Unless you've been living in a cave somewhere in the Appalachian Mountains, you probably know my story. In a pistachio nut shell, I am the insulin dependent couch potato turned Marathon Caped Crusader. Four years ago, I thought I was having a heart attack, so I took my dog for walk around the block. That block turned into two the following day, then three, and before I knew it, I was taking long urban hikes all over San Francisco.
Fast forward a few months. I had lost quite a bit of weight and was feeling great about myself. When a friend informed me that he was running the San Francisco Marathon, I said, "sure, I'll come cheer you on. How many miles is a marathon? 10?" I knew nothing about running! I thought that a 10k had something to do with 401k tax forms! Nonetheless, I went to that finish line and cheered him on.
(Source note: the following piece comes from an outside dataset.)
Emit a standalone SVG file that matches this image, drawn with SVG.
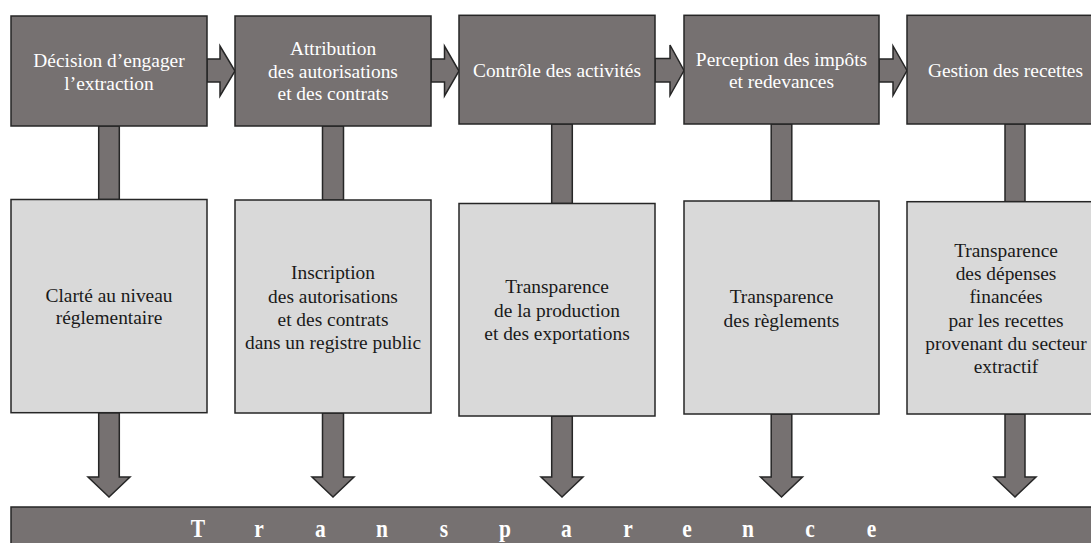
<svg xmlns="http://www.w3.org/2000/svg" width="1091" height="543" viewBox="0 0 1091 543">
<style>
.top{fill:#767171;stroke:#262626;stroke-width:1.5}
.low{fill:#d9d9d9;stroke:#262626;stroke-width:1.5}
.conn{fill:#767171;stroke:#262626;stroke-width:1.5;stroke-linejoin:miter}
.tw{font-family:"Liberation Serif","Times New Roman",serif;font-size:19.4px;fill:#ffffff;text-anchor:middle}
.tb{font-family:"Liberation Serif","Times New Roman",serif;font-size:19.4px;fill:#1a1a1a;text-anchor:middle}
.bar{font-family:"Liberation Serif","Times New Roman",serif;font-size:21.5px;font-weight:bold;fill:#ffffff;text-anchor:middle}
</style>
<rect width="1091" height="543" fill="#ffffff"/>
<g id="connectors">
<path class="conn" d="M207,59 H220 V46 L235,71 L220,96 V82 H207 Z"/>
<path class="conn" d="M431,59 H444.5 V46 L459,71 L444.5,96 V82 H431 Z"/>
<path class="conn" d="M655,58.5 H670 V45 L684,70.5 L670,95.5 V82 H655 Z"/>
<path class="conn" d="M879,59 H893 V46 L907,70.5 L893,95.5 V82 H879 Z"/>
<rect class="conn" x="98.7" y="126" width="20.6" height="73.5"/>
<rect class="conn" x="322.5" y="126" width="21" height="74"/>
<rect class="conn" x="551.7" y="124" width="20.6" height="79.5"/>
<rect class="conn" x="771.2" y="124" width="20.6" height="77"/>
<rect class="conn" x="1005" y="124" width="20" height="77.7"/>
<path class="conn" d="M98.7,412.7 V477 H88 L109,497 L130,477 H119.3 V412.7 Z"/>
<path class="conn" d="M322.5,413 V477 H312 L333,497 L354,477 H343.5 V413 Z"/>
<path class="conn" d="M551.7,416 V477 H541 L562,497 L583,477 H572.3 V416 Z"/>
<path class="conn" d="M771.2,414 V477 H760.5 L781.5,497 L802.5,477 H791.8 V414 Z"/>
<path class="conn" d="M1005,414 V477 H994 L1015,497 L1036,477 H1025 V414 Z"/>
</g>
<g id="n1">
<rect class="top" x="11" y="16" width="196" height="110"/>
<text class="tw" x="109" y="67">Décision d’engager</text>
<text class="tw" x="109" y="89.5">l’extraction</text>
</g>
<g id="n2">
<rect class="top" x="235" y="16" width="196" height="110"/>
<text class="tw" x="333" y="55">Attribution</text>
<text class="tw" x="333" y="77.5">des autorisations</text>
<text class="tw" x="333" y="100">et des contrats</text>
</g>
<g id="n3">
<rect class="top" x="459" y="15.3" width="196" height="108.7"/>
<text class="tw" x="557" y="77">Contrôle des activités</text>
</g>
<g id="n4">
<rect class="top" x="684" y="15.3" width="195" height="108.7"/>
<text class="tw" x="781.5" y="65.7">Perception des impôts</text>
<text class="tw" x="781.5" y="88">et redevances</text>
</g>
<g id="n5">
<rect class="top" x="907" y="15.3" width="196" height="108.7"/>
<text class="tw" x="1005.5" y="77">Gestion des recettes</text>
</g>
<g id="l1">
<rect class="low" x="11" y="199.5" width="196" height="213.2"/>
<text class="tb" x="109" y="301.7">Clarté au niveau</text>
<text class="tb" x="109" y="324.3">réglementaire</text>
</g>
<g id="l2">
<rect class="low" x="235" y="200" width="196" height="213"/>
<text class="tb" x="333" y="279.3">Inscription</text>
<text class="tb" x="333" y="302.7">des autorisations</text>
<text class="tb" x="333" y="326">et des contrats</text>
<text class="tb" x="333" y="349.3">dans un registre public</text>
</g>
<g id="l3">
<rect class="low" x="459" y="203.5" width="196" height="212.5"/>
<text class="tb" x="557" y="293.3">Transparence</text>
<text class="tb" x="557" y="316.7">de la production</text>
<text class="tb" x="557" y="340">et des exportations</text>
</g>
<g id="l4">
<rect class="low" x="684" y="201" width="195" height="213"/>
<text class="tb" x="781.5" y="303.3">Transparence</text>
<text class="tb" x="781.5" y="326.7">des règlements</text>
</g>
<g id="l5">
<rect class="low" x="907" y="201.7" width="196" height="212.3"/>
<text class="tb" x="1006" y="256.7">Transparence</text>
<text class="tb" x="1006" y="280">des dépenses</text>
<text class="tb" x="1006" y="303.3">financées</text>
<text class="tb" x="1006" y="326.7">par les recettes</text>
<text class="tb" x="1006" y="350">provenant du secteur</text>
<text class="tb" x="1006" y="373.3">extractif</text>
</g>
<g id="bar">
<rect class="top" x="11" y="507" width="1095" height="50"/>
<text class="bar" transform="translate(0,536.7) scale(1,1.2)" x="198 259 320.5 382 444 505 566.5 628 687 748 810 871.5" y="0">Transparence</text>
</g>
</svg>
As I waited for him, I felt the second hand runner's high from every runner coming through that finish chute. I knew at that moment that this was what I wanted to do. Of course, it was only fitting that I chose The 2010 San Francisco Marathon to be my inaugural 26.2 mile foot race.
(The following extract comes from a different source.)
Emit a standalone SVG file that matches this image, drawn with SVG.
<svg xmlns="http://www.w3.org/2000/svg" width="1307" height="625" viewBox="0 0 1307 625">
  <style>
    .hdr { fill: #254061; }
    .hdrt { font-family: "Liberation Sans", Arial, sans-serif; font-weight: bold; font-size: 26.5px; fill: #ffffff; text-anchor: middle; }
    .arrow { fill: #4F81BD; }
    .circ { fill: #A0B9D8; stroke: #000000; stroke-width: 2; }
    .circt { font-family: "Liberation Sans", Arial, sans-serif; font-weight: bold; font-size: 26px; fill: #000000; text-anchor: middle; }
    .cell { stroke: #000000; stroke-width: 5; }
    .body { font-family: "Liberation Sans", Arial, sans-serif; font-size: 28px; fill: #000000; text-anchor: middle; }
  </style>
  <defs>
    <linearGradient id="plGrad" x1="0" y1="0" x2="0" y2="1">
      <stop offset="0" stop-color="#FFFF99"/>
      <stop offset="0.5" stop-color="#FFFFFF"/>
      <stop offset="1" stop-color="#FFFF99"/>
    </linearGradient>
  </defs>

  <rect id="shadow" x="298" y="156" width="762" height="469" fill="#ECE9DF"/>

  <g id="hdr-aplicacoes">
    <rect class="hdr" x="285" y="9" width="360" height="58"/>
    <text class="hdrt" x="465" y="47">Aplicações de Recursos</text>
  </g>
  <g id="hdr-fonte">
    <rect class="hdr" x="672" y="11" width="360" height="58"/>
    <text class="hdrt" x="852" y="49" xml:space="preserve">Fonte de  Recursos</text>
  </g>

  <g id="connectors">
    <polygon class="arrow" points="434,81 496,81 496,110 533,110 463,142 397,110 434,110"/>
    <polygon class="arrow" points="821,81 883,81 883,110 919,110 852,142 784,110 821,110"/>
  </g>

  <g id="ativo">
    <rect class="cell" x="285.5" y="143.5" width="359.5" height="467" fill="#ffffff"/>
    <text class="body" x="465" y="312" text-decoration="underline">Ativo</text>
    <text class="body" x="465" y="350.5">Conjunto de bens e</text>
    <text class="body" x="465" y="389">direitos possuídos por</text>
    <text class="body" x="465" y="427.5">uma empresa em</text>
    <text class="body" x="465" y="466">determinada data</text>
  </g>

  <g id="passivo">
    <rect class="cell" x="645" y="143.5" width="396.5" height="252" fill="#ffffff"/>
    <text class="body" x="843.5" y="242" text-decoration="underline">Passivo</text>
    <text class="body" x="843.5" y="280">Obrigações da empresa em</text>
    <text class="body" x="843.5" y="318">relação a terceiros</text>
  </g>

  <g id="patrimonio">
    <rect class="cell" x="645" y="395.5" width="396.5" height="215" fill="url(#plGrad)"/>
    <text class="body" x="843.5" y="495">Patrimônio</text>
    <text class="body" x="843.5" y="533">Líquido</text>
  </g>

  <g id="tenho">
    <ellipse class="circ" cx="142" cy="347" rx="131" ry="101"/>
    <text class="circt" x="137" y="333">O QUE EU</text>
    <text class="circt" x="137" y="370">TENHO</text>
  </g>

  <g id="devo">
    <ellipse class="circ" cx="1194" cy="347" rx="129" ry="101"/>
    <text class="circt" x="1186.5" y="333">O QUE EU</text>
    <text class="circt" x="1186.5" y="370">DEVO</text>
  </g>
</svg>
I trained for next 12 months for this marathon. I came into that race with about 20 half marathons under my 32 inch waist belt. All I wanted was to run one marathon so that I could tell the world that I did it. This was supposed to have been a one and done bucket list item, but when I crossed that finish line, the endorphins pumped so hard through both my ventricles that I thought my heart would explode. The pain in my legs didn't seem to matter. All I knew was that I wanted more. After I received my medal, I said to myself that I would run two more marathons so that I could qualify for the exclusive Marathon Maniacs club. I thought it would be cool to wear the yellow singlet like the varsity lettermen jacket that I could never have in high school. One month later, I ran the Extraterrestrial Highway Marathon and then a few weeks after, I earned my spot in the Insane Asylum by running the Santa Rosa Marathon, my third marathon in 90 days.What went from one and done bucket list item turned to three and done. Well, not really.
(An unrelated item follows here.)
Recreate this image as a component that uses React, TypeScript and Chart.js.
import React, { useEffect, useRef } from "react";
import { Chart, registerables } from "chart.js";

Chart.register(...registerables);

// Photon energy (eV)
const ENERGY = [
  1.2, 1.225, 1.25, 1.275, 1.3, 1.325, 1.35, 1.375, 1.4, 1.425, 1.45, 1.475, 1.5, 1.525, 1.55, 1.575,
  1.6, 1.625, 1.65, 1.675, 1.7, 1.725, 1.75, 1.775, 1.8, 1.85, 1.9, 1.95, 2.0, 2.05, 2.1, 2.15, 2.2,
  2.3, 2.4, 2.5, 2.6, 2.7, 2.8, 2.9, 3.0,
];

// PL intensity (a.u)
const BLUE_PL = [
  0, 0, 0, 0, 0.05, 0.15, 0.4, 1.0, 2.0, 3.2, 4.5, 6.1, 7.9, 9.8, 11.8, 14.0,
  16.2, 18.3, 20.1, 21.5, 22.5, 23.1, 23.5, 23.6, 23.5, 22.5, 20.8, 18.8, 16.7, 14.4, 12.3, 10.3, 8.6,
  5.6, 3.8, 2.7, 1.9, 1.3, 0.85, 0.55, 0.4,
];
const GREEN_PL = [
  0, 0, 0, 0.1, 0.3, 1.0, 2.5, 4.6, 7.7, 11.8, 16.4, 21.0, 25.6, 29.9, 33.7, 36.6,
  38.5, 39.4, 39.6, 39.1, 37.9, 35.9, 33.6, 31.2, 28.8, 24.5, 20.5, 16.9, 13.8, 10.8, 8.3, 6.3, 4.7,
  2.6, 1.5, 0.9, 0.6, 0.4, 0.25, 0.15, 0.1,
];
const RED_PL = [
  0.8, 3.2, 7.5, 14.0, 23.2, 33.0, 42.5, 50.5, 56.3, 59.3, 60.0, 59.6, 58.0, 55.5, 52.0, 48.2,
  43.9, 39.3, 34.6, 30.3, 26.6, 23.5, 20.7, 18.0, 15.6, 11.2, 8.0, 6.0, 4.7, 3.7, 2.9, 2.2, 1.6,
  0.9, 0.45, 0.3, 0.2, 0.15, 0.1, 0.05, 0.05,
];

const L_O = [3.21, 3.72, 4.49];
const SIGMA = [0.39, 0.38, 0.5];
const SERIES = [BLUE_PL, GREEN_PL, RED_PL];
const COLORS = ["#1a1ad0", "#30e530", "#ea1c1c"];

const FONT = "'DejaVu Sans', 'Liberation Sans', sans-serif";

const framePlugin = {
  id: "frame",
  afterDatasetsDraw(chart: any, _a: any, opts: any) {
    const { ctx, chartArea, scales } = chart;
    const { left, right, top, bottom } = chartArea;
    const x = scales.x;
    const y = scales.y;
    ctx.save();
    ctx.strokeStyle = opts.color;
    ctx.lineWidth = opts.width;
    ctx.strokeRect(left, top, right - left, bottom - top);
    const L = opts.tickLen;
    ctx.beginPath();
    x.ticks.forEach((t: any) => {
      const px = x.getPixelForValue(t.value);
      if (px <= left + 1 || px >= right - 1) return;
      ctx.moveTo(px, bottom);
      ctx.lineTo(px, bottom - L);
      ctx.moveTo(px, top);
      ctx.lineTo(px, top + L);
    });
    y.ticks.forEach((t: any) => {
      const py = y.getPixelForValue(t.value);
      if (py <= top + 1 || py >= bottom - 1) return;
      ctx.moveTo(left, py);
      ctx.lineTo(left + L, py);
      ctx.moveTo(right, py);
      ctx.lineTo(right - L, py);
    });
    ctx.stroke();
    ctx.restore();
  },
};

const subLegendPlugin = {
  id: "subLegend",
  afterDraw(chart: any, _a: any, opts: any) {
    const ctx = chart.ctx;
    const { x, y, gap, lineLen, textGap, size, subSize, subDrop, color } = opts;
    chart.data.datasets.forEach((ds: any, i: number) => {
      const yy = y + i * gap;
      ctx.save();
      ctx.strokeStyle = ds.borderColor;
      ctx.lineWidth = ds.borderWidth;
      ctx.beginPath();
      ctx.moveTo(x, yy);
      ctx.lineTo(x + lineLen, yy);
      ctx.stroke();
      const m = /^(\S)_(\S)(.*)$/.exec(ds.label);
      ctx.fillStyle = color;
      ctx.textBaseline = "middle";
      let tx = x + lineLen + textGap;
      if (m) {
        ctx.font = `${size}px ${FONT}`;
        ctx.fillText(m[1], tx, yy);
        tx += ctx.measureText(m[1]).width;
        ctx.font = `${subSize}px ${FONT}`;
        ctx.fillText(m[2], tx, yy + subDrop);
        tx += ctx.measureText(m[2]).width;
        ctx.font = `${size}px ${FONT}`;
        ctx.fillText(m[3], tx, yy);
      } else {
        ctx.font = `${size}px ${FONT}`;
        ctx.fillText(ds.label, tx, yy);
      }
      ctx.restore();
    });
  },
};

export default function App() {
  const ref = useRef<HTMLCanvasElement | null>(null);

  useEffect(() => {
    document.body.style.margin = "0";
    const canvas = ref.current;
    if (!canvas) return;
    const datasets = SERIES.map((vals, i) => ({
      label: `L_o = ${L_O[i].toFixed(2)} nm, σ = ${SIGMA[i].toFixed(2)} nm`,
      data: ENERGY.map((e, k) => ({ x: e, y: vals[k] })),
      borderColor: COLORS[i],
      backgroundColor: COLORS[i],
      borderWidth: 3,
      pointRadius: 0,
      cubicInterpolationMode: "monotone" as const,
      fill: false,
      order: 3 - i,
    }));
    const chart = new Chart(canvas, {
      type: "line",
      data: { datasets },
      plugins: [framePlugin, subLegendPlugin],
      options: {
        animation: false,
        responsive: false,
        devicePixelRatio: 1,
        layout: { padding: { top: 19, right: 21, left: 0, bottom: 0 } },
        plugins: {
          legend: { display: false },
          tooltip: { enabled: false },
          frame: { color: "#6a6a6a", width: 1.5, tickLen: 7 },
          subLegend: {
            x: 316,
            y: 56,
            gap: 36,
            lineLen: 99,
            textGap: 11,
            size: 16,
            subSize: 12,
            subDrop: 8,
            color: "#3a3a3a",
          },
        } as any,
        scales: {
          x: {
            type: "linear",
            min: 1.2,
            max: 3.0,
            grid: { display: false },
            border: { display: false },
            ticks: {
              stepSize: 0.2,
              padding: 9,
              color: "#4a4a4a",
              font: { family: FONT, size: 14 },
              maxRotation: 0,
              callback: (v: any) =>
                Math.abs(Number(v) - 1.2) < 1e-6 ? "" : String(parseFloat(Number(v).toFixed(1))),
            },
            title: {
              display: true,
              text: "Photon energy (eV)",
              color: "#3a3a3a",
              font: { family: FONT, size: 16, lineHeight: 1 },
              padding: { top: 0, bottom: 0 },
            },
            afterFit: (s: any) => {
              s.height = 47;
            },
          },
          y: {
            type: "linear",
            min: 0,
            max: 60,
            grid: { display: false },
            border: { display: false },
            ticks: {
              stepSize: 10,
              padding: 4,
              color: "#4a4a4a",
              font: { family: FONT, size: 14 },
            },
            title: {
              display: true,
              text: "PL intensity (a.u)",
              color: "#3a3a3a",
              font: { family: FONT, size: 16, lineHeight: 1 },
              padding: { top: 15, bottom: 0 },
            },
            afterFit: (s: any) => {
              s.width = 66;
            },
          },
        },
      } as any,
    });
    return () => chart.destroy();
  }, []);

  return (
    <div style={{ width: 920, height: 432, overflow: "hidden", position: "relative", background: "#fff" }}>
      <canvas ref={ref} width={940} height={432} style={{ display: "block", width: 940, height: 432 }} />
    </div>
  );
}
I went on to run marathon after marathon after marathon. I threw some ultras in there along with a bunch of half marathons. Every weekend I ran, and then I ran some more. The endorphins took over and I just couldn't stop. The stars all lined up perfectly for me to hit my 100th here. It is no secret that I love the San Francisco Marathon, and to be able to hit this milestone at the place that started it all is monumental. When I crossed that finish line, I really felt like my heart was going to explode. It was like the first time all over again.